Following the life-long convictions last week of 5 Somali pirates in the US, urgent questions are being asked about how the international community should deal with the pirates terrorising shipping in the Indian Ocean.
By Richard Walker
The Netherlands is currently prosecuting 5 Somalis in Rotterdam under national law for an attempted hijacking of a Dutch ship in 2009.
But as observers of these prosecutions have pointed out, when the perpetrators are brought to court so far from the scene of the crime, the deterrent in Somalia is watered down. The threat of justice close to home, if there was one, would be more powerful.
Not only that but the costs and logistics of bringing a legal solution to the problem under the existing system are prohibitive. The reason – there is no system.
Somalia lacks the infrastructure to deal with its home-grown pirates. Many are released because of disputes over which country should try them. When prosecutions are made it is at the discretion of an individual state.
What price for a convicted pirate?
A loose set of maritime agreements and treaties, some of which date back centuries to when fleeing pirates buried their treasure, isn't making the task of dealing with a burgeoning number of sophisticated and well-armed pirates an easy one.
A well-informed source based in Kenya, close to Somali pirates, told RNW, “If the Americans or the Dutch catch Somali pirates out there (at sea) then they'd better prosecute them themselves... Kenya needs a lot of support to deal with them in their courts”.
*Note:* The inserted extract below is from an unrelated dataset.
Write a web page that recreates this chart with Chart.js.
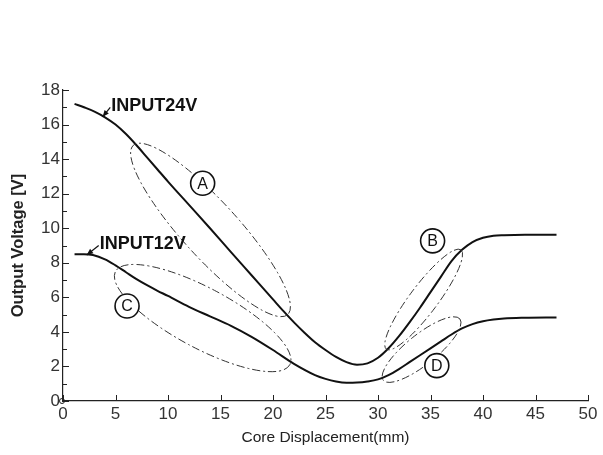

So is it a question of supporting Kenya as the best placed state to deal with the problem? According to RNW's connected source, “there is a lot of neo-colonial behaviour coming from the Europeans, dictating to the Kenyans how they should proceed... but then again the Kenyan authorities' hunger for money is endless... there's only one solution – to have an international tribunal to prosecute crimes on the high seas”.
Piracy tribunal
There is a court in Hamburg - the International Tribunal for the Law of the Sea, but it deals only with disputes between states.
The International Criminal Court in The Hague has no jurisdiction over piracy because it cannot be connected to the principles of the court, which deal with national or international armed conflicts.
The EU attempts to police the area around Horn of Africa with its naval Atalanta mission. But according to Judge Allan Rozas from European Court of Justice, “it’s simply to prevent the crime of piracy”. Neither it nor the ECJ provides any structure for prosecuting caught pirates.
RNW's anonymous source sees a worrying new trend - pirates in the Maluku islands region of southeast Asia have demonstrated a grisly new trend in recent months - ships are being hijacked and the crews murdered.
So how bad will the violence at sea have to get before the issue of modern piracy is taken seriously enough to set up some form international tribunal? The Netherlands and Russia supported the idea of one containing national and international judges, based in Kenya 14 months ago. It failed due to lack of support among UN member states.